When is a $j$-invariant supersingular?

Question

Assume $j \in \mathbb{F}_p$ is the $j$-invariant of a curve $E/\mathbb{F}_p$. The modular polynomial $\Phi_l(T,S)$ is such that the roots of $\Phi_l(T,j)$ are the $j$-invariants of curves $l$-isogenous to $E$, but apparently there are cases where this doesn't work, like if the $j$-invariant turns out to be $0$ or $1728$, or if the $j$-invariant comes from a supersingular curve.
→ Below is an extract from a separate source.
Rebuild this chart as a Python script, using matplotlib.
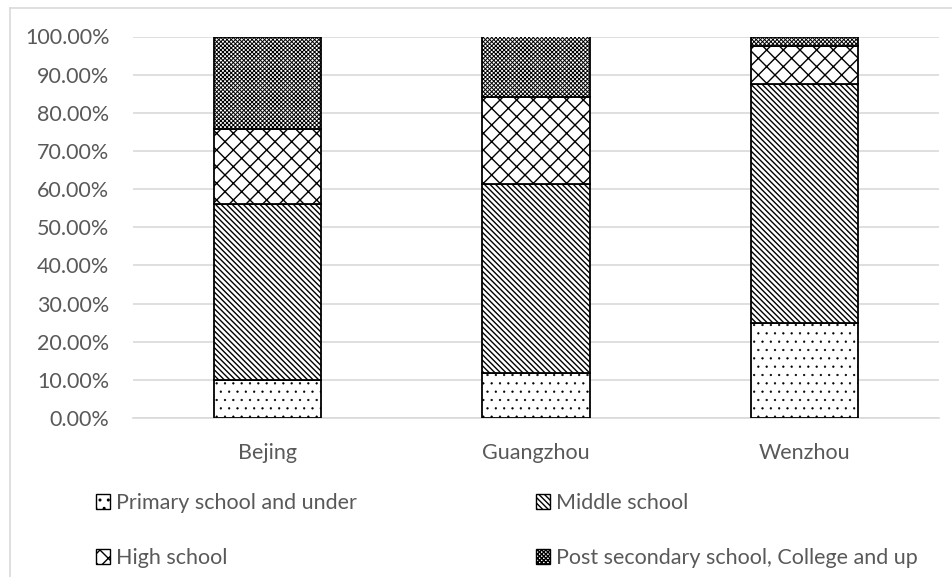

How do I know if the a $j$-invariant is supersingular?

Answer 1

Too long for a comment, I think I have a way to make sense to OP's question:

Let $E/\Bbb{F}_p$ be non-supersingular such that $E$ is not isogeneous to a curve with $j\in 0,1728$ (ie. $(End(E)\otimes_\Bbb{Z}\Bbb{Q})_{tors}^\times = \pm 1$ and $End(E)$ is an order in an imaginary quadratic field), together with an isogeny $f:E\to E_2$, of degree $l$, with $E_2/\Bbb{F}_p$,

where $f$ is defined over an extension $\Bbb{F}_{p^n}$ with possibly $n> 1$.
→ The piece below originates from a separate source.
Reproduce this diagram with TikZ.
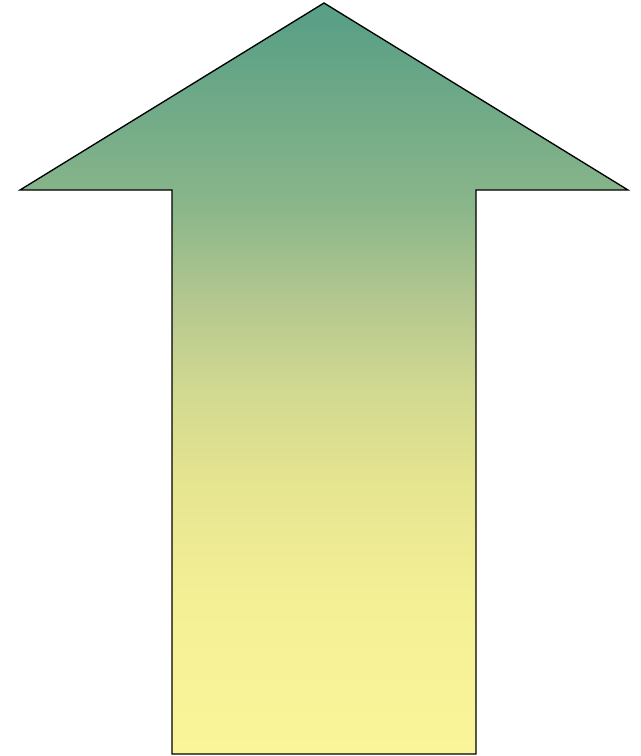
\documentclass[tikz,border=0pt]{standalone}
\usepackage{tikz}
\definecolor{fadeA}{HTML}{FBF599}
\definecolor{fadeB}{HTML}{F4F096}
\definecolor{fadeC}{HTML}{E6E590}
\definecolor{fadeD}{HTML}{D0D890}
\definecolor{fadeE}{HTML}{B5C890}
\definecolor{fadeF}{HTML}{8AB68A}
\definecolor{fadeG}{HTML}{5BA086}
\definecolor{fadeH}{HTML}{57A086}
\pgfdeclareverticalshading{arrowfade}{100bp}{color(0bp)=(fadeA); color(25bp)=(fadeA); color(34.9bp)=(fadeB); color(42.9bp)=(fadeC); color(49.6bp)=(fadeD); color(54.9bp)=(fadeE); color(61.5bp)=(fadeF); color(73.5bp)=(fadeG); color(75bp)=(fadeH); color(100bp)=(fadeH)}

\begin{document}
\begin{tikzpicture}[x=0.75pt, y=-0.75pt]%Up Arrow
    %the frame
    \useasboundingbox (0, 0) rectangle (640, 756);
    %the shaded arrow
    \shade[shading=arrowfade] (324, 3) -- (628, 190) -- (476, 190) -- (476, 754)
        -- (172, 754) -- (172, 190) -- (20, 190) -- cycle;
    %the outline
    \draw[line width=1pt, line join=miter] (324, 3) -- (628, 190) -- (476, 190) -- (476, 754)
        -- (172, 754) -- (172, 190) -- (20, 190) -- cycle;
\end{tikzpicture}
\end{document}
From the assumptions the Frobenius and the dual isogeny satisfiy $$\phi_{E_2}^n f=f\phi_{E}^n,\qquad f^* f=[l]$$

Observe that $f^*\phi_{E_2} f\in End(E)$ satisfies $$(f^*\phi_{E_2} f)^n=[l^{n-1}]f^*\phi_{E_2}^n f= [l^{n-1}]f^* f \phi_{E}^n= [l^n]\phi_{E}^n=([l] \phi_{E})^n$$

Whence $$f^*\phi_{E_2} f= u [l] \phi_{E}= u f^* f\phi_E$$ for some $u\in (End(E)\otimes_\Bbb{Z}\Bbb{Q})_{tors}^\times$, which must be $u=\pm 1$.
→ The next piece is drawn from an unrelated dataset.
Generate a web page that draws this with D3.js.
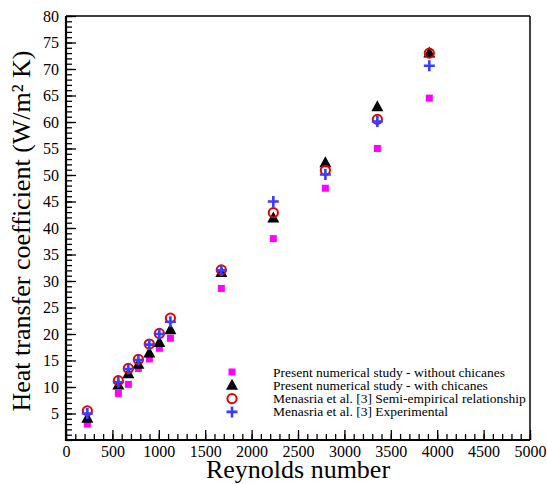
<!DOCTYPE html>
<html>
<head>
<meta charset="utf-8">
<script src="https://cdn.jsdelivr.net/npm/d3@7"></script>
<style>
  body { margin: 0; background: #fff; }
  text { font-family: "Liberation Serif", "Times New Roman", serif; }
</style>
</head>
<body>
<div id="chart"></div>
<script>
// Data
var reynolds = [230, 564, 672, 780, 898, 1006, 1125, 1674, 2234, 2795, 3355, 3915];
var withoutChicanes = [3.0, 8.8, 10.5, 13.5, 15.3, 17.3, 19.2, 28.6, 38.0, 47.5, 55.0, 64.5];
var withChicanes = [4.1, 10.4, 12.5, 14.3, 16.4, 18.4, 20.8, 31.6, 41.9, 52.3, 62.9, 73.0];
var semiEmpirical = [5.5, 11.2, 13.5, 15.2, 18.1, 20.1, 23.0, 32.1, 42.9, 50.9, 60.5, 73.0];
var experimental = [5.0, 10.9, 13.4, 15.1, 18.0, 20.0, 22.3, 32.0, 45.0, 50.1, 60.1, 70.6];

var seriesNames = [
  "Present numerical study - without chicanes",
  "Present numerical study - with chicanes",
  "Menasria et al. [3] Semi-empirical relationship",
  "Menasria et al. [3] Experimental"
];
var xTicks = d3.range(0, 5001, 500);
var yTicks = d3.range(5, 81, 5);

// Set up the chart
var svgWidth = 547;
var svgHeight = 484;
var margin = { top: 16, right: 17, bottom: 44, left: 66 };
var width = svgWidth - margin.left - margin.right;
var height = svgHeight - margin.top - margin.bottom;

var svg = d3.select("#chart")
  .append("svg")
  .attr("width", svgWidth)
  .attr("height", svgHeight);

var chartGroup = svg.append("g")
  .attr("transform", `translate(${margin.left}, ${margin.top})`);

// Scales
var xScale = d3.scaleLinear().domain([0, 5000]).range([0, width]);
var yScale = d3.scaleLinear().domain([0, 80]).range([height, 0]);

// Minor ticks (no labels)
chartGroup.append("g")
  .attr("transform", `translate(0, ${height})`)
  .call(d3.axisBottom(xScale).tickValues(d3.range(0, 5001, 100)).tickSize(-6).tickFormat(""))
  .call(g => g.select(".domain").remove())
  .call(g => g.selectAll("text").remove());
chartGroup.append("g")
  .call(d3.axisLeft(yScale).tickValues(d3.range(0, 81, 1)).tickSize(-6).tickFormat(""))
  .call(g => g.select(".domain").remove())
  .call(g => g.selectAll("text").remove());

// Major ticks with labels
var xAxis = chartGroup.append("g")
  .attr("transform", `translate(0, ${height})`)
  .call(d3.axisBottom(xScale).tickValues(xTicks).tickSize(-10).tickPadding(6).tickFormat(d3.format("d")));
xAxis.select(".domain").remove();
xAxis.selectAll("text").attr("font-size", 16).attr("fill", "#000");

var yAxis = chartGroup.append("g")
  .call(d3.axisLeft(yScale).tickValues(yTicks).tickSize(-10).tickPadding(7));
yAxis.select(".domain").remove();
yAxis.selectAll("text").attr("font-size", 16).attr("fill", "#000");

chartGroup.selectAll(".tick line").attr("stroke", "#000").attr("stroke-width", 1.3);

// Frame
chartGroup.append("line").attr("x1", 0).attr("x2", width).attr("y1", 0).attr("y2", 0)
  .attr("stroke", "#000").attr("stroke-width", 1.5);
chartGroup.append("line").attr("x1", width).attr("x2", width).attr("y1", 0).attr("y2", height)
  .attr("stroke", "#000").attr("stroke-width", 1.5);
chartGroup.append("line").attr("x1", 0).attr("x2", 0).attr("y1", 0).attr("y2", height + 1)
  .attr("stroke", "#000").attr("stroke-width", 2.2);
chartGroup.append("line").attr("x1", -1).attr("x2", width).attr("y1", height).attr("y2", height)
  .attr("stroke", "#000").attr("stroke-width", 2.2);

// Marker drawing helpers
function drawSquare(g) {
  g.append("rect").attr("x", -3.5).attr("y", -3.5).attr("width", 7).attr("height", 7)
    .attr("fill", "#ff00ff");
}
function drawTriangle(g) {
  g.append("path").attr("d", "M0,-6.5L6,4.5L-6,4.5Z").attr("fill", "#000");
}
function drawCircle(g) {
  g.append("circle").attr("r", 4.6).attr("fill", "none")
    .attr("stroke", "#e00000").attr("stroke-width", 2);
}
function drawCross(g) {
  g.append("path").attr("d", "M-5.5,0H5.5M0,-5.5V5.5")
    .attr("stroke", "#3c3cff").attr("stroke-width", 2.6);
}

var seriesList = [
  { values: withoutChicanes, draw: drawSquare },
  { values: withChicanes, draw: drawTriangle },
  { values: semiEmpirical, draw: drawCircle },
  { values: experimental, draw: drawCross }
];

// Points
seriesList.forEach(function(s) {
  chartGroup.append("g").selectAll("g")
    .data(reynolds.map((r, i) => ({ re: r, h: s.values[i] })))
    .enter()
    .append("g")
    .attr("transform", d => `translate(${xScale(d.re)}, ${yScale(d.h)})`)
    .each(function() { s.draw(d3.select(this)); });
});

// Legend
var legend = svg.append("g").attr("transform", "translate(232, 372)");
seriesList.forEach(function(s, i) {
  var row = legend.append("g").attr("transform", `translate(0, ${i * 13.3})`);
  s.draw(row);
  row.append("text")
    .attr("x", 41)
    .attr("y", 4.5)
    .attr("font-size", 13.5)
    .attr("fill", "#000")
    .text(seriesNames[i]);
});

// Axis titles
svg.append("text")
  .attr("x", margin.left + width / 2)
  .attr("y", 478)
  .attr("text-anchor", "middle")
  .attr("font-size", 26)
  .text("Reynolds number");

svg.append("text")
  .attr("transform", "translate(30, 231) rotate(-90)")
  .attr("text-anchor", "middle")
  .attr("font-size", 26)
  .text("Heat transfer coefficient (W/m² K)");
</script>
</body>
</html>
• If $u=1$ then "the" Frobenius commutes with $f$ so that $f$ is defined over $\Bbb{F}_p$.

• If $u=-1$ then let $h$ be the isomorphism (defined over $\Bbb{F}_{p^2}$) from $E_2$ to its quadratic twist $E_3/\Bbb{F}_p$ (so that $j(E_2)=j(E_3)$).

  We get that $$ \phi_{E_3}hf=-h\phi_{E_2}f=hf\phi_{E}$$ so that "the" Frobenius commutes with $hf$ which is defined over $\Bbb{F}_p$.

Therefore, when $p\nmid l$ the roots $\in \Bbb{F}_p$ of $\Phi_l(T,j(E))\in \Bbb{F}_p[T]$ are exactly the $j(C)$ such that there is an isogeny $E\to C$ of degree $l$ defined over $\Bbb{F}_p$.